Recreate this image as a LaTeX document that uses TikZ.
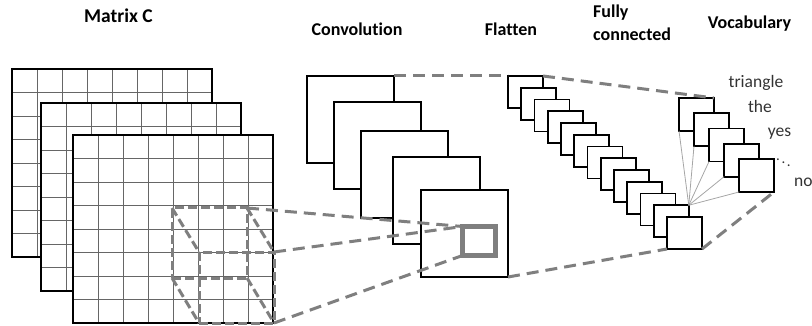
\documentclass[tikz,border=0pt]{standalone}
\usepackage{fontspec}
\setmainfont[Ligatures=NoCommon]{Carlito}
\definecolor{dashgray}{RGB}{127,127,127}
\begin{document}
\begin{tikzpicture}[x=1pt,y=-1pt,
  title/.style={font=\fontsize{18}{22.5}\selectfont\bfseries, text=black, inner sep=0pt},
  word/.style={font=\fontsize{17.5}{21}\selectfont, text=black!80, inner sep=0pt},
  box/.style={draw=black, line width=1.7pt, fill=white, inner sep=0pt, outer sep=0pt, anchor=north west},
  gridbox/.style={fill=white, inner sep=0pt, outer sep=0pt, anchor=north west, minimum width=200pt, minimum height=188pt},
  cubebox/.style={draw=dashgray, line width=3pt, dash pattern=on 9pt off 4pt, inner sep=0pt, outer sep=0pt, anchor=north west},
  graybox/.style={draw=dashgray, line width=5pt, inner sep=0pt, outer sep=0pt, anchor=north west},
  link/.style={draw=dashgray, line width=3pt, dash pattern=on 12pt off 7pt},
  cubeline/.style={draw=dashgray, line width=3pt, dash pattern=on 9pt off 4pt},
  fan/.style={draw=black!35, line width=0.8pt},
  gridline/.style={draw=black!60, line width=0.8pt},
  gridframe/.style={draw=black, line width=1.4pt}]

\useasboundingbox (0,0) rectangle (812,326);

% matrices
\foreach \gx/\gy/\nm in {12/69/g1, 41/103/g2, 73/135/g3}{
  \node[gridbox] (\nm) at (\gx,\gy) {};
  \foreach \i in {1,...,7}{
    \draw[gridline] (\gx+25*\i,\gy) -- ++(0,188);
    \draw[gridline] (\gx,\gy+23.5*\i) -- ++(200,0);
  }
  \draw[gridframe] (\nm.north west) rectangle (\nm.south east);
}

% cube on matrix
\node[cubebox, minimum width=75pt, minimum height=70pt] (cf) at (172,208) {};
\node[cubebox, minimum width=75pt, minimum height=71pt] (cb) at (199,252) {};
\draw[cubeline] (cf.north west) -- (cb.north west);
\draw[cubeline] (cf.north east) -- (cb.north east);
\draw[cubeline] (cf.south west) -- (cb.south west);
\draw[cubeline] (cf.south east) -- (cb.south east);

% convolution
\foreach \x/\y [count=\i] in {307/76, 334/102, 361/131, 393/157, 421/190}{
  \node[box, minimum width=87pt, minimum height=87pt] (c\i) at (\x,\y) {};
}
\node[graybox, minimum width=33pt, minimum height=29pt] (k) at (462.5,226.5) {};

% flatten
\foreach \i in {1,...,13}{
  \node[box, minimum width=35pt, minimum height=32pt] (f\i) at ({508+13.25*(\i-1)},{76+11.75*(\i-1)}) {};
}

% vocabulary
\foreach \i in {1,...,5}{
  \node[box, minimum width=35pt, minimum height=33pt] (v\i) at ({679+15*(\i-1)},{98+15.25*(\i-1)}) {};
}

% fan
\foreach \i in {1,...,5}{
  \draw[fan] (f12.north east) -- (v\i.south west);
}

% dashed links
\draw[link] (cf.north east) -- (k.north west);
\draw[link] (cb.north east) -- (k.north west);
\draw[link] (cb.south east) -- (k.south west);
\draw[link] (c1.north east) -- (f1.north west);
\draw[link] (c5.south east) -- (f13.south west);
\draw[link] (f1.north east) -- (v1.north east);
\draw[link] (f13.south east) -- (v5.south east);

% titles
\node[title, anchor=base, font=\fontsize{19.5}{22.5}\selectfont\bfseries] (tm) at (118.5,23) {Matrix C};
\node[title, anchor=base] (tc) at (357,36) {Convolution};
\node[title, anchor=base] (tf) at (511,36) {Flatten};
\node[title, anchor=north west, align=left] (tfc) at (593,5) {Fully\\connected};
\node[title, anchor=base] (tv) at (749.5,29) {Vocabulary};

% words
\node[word, anchor=base] (w1) at (756,88) {triangle};
\node[word, anchor=base] (w2) at (760,113) {the};
\node[word, anchor=base] (w3) at (779.5,137) {yes};
\node[word, anchor=center, font=\fontsize{15}{15}\selectfont] (w4) at (783.5,160) {$\ddots$};
\node[word, anchor=base west] (w5) at (794,186) {no};
\end{tikzpicture}
\end{document}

——

Make an exact copy of all the material, but keep the pictures out of it.

Recreate this image as a LaTeX document that uses TikZ.
\documentclass[tikz,border=0pt]{standalone}
\usepackage{fontspec}
\setmainfont[Ligatures=NoCommon]{Carlito}
\definecolor{dashgray}{RGB}{127,127,127}
\begin{document}
\begin{tikzpicture}[x=1pt,y=-1pt,
  title/.style={font=\fontsize{18}{22.5}\selectfont\bfseries, text=black, inner sep=0pt},
  word/.style={font=\fontsize{17.5}{21}\selectfont, text=black!80, inner sep=0pt},
  box/.style={draw=black, line width=1.7pt, fill=white, inner sep=0pt, outer sep=0pt, anchor=north west},
  gridbox/.style={fill=white, inner sep=0pt, outer sep=0pt, anchor=north west, minimum width=200pt, minimum height=188pt},
  cubebox/.style={draw=dashgray, line width=3pt, dash pattern=on 9pt off 4pt, inner sep=0pt, outer sep=0pt, anchor=north west},
  graybox/.style={draw=dashgray, line width=5pt, inner sep=0pt, outer sep=0pt, anchor=north west},
  link/.style={draw=dashgray, line width=3pt, dash pattern=on 12pt off 7pt},
  cubeline/.style={draw=dashgray, line width=3pt, dash pattern=on 9pt off 4pt},
  fan/.style={draw=black!35, line width=0.8pt},
  gridline/.style={draw=black!60, line width=0.8pt},
  gridframe/.style={draw=black, line width=1.4pt}]

\useasboundingbox (0,0) rectangle (812,326);

% matrices
\foreach \gx/\gy/\nm in {12/69/g1, 41/103/g2, 73/135/g3}{
  \node[gridbox] (\nm) at (\gx,\gy) {};
  \foreach \i in {1,...,7}{
    \draw[gridline] (\gx+25*\i,\gy) -- ++(0,188);
    \draw[gridline] (\gx,\gy+23.5*\i) -- ++(200,0);
  }
  \draw[gridframe] (\nm.north west) rectangle (\nm.south east);
}

% cube on matrix
\node[cubebox, minimum width=75pt, minimum height=70pt] (cf) at (172,208) {};
\node[cubebox, minimum width=75pt, minimum height=71pt] (cb) at (199,252) {};
\draw[cubeline] (cf.north west) -- (cb.north west);
\draw[cubeline] (cf.north east) -- (cb.north east);
\draw[cubeline] (cf.south west) -- (cb.south west);
\draw[cubeline] (cf.south east) -- (cb.south east);

% convolution
\foreach \x/\y [count=\i] in {307/76, 334/102, 361/131, 393/157, 421/190}{
  \node[box, minimum width=87pt, minimum height=87pt] (c\i) at (\x,\y) {};
}
\node[graybox, minimum width=33pt, minimum height=29pt] (k) at (462.5,226.5) {};

% flatten
\foreach \i in {1,...,13}{
  \node[box, minimum width=35pt, minimum height=32pt] (f\i) at ({508+13.25*(\i-1)},{76+11.75*(\i-1)}) {};
}

% vocabulary
\foreach \i in {1,...,5}{
  \node[box, minimum width=35pt, minimum height=33pt] (v\i) at ({679+15*(\i-1)},{98+15.25*(\i-1)}) {};
}

% fan
\foreach \i in {1,...,5}{
  \draw[fan] (f12.north east) -- (v\i.south west);
}

% dashed links
\draw[link] (cf.north east) -- (k.north west);
\draw[link] (cb.north east) -- (k.north west);
\draw[link] (cb.south east) -- (k.south west);
\draw[link] (c1.north east) -- (f1.north west);
\draw[link] (c5.south east) -- (f13.south west);
\draw[link] (f1.north east) -- (v1.north east);
\draw[link] (f13.south east) -- (v5.south east);

% titles
\node[title, anchor=base, font=\fontsize{19.5}{22.5}\selectfont\bfseries] (tm) at (118.5,23) {Matrix C};
\node[title, anchor=base] (tc) at (357,36) {Convolution};
\node[title, anchor=base] (tf) at (511,36) {Flatten};
\node[title, anchor=north west, align=left] (tfc) at (593,5) {Fully\\connected};
\node[title, anchor=base] (tv) at (749.5,29) {Vocabulary};

% words
\node[word, anchor=base] (w1) at (756,88) {triangle};
\node[word, anchor=base] (w2) at (760,113) {the};
\node[word, anchor=base] (w3) at (779.5,137) {yes};
\node[word, anchor=center, font=\fontsize{15}{15}\selectfont] (w4) at (783.5,160) {$\ddots$};
\node[word, anchor=base west] (w5) at (794,186) {no};
\end{tikzpicture}
\end{document}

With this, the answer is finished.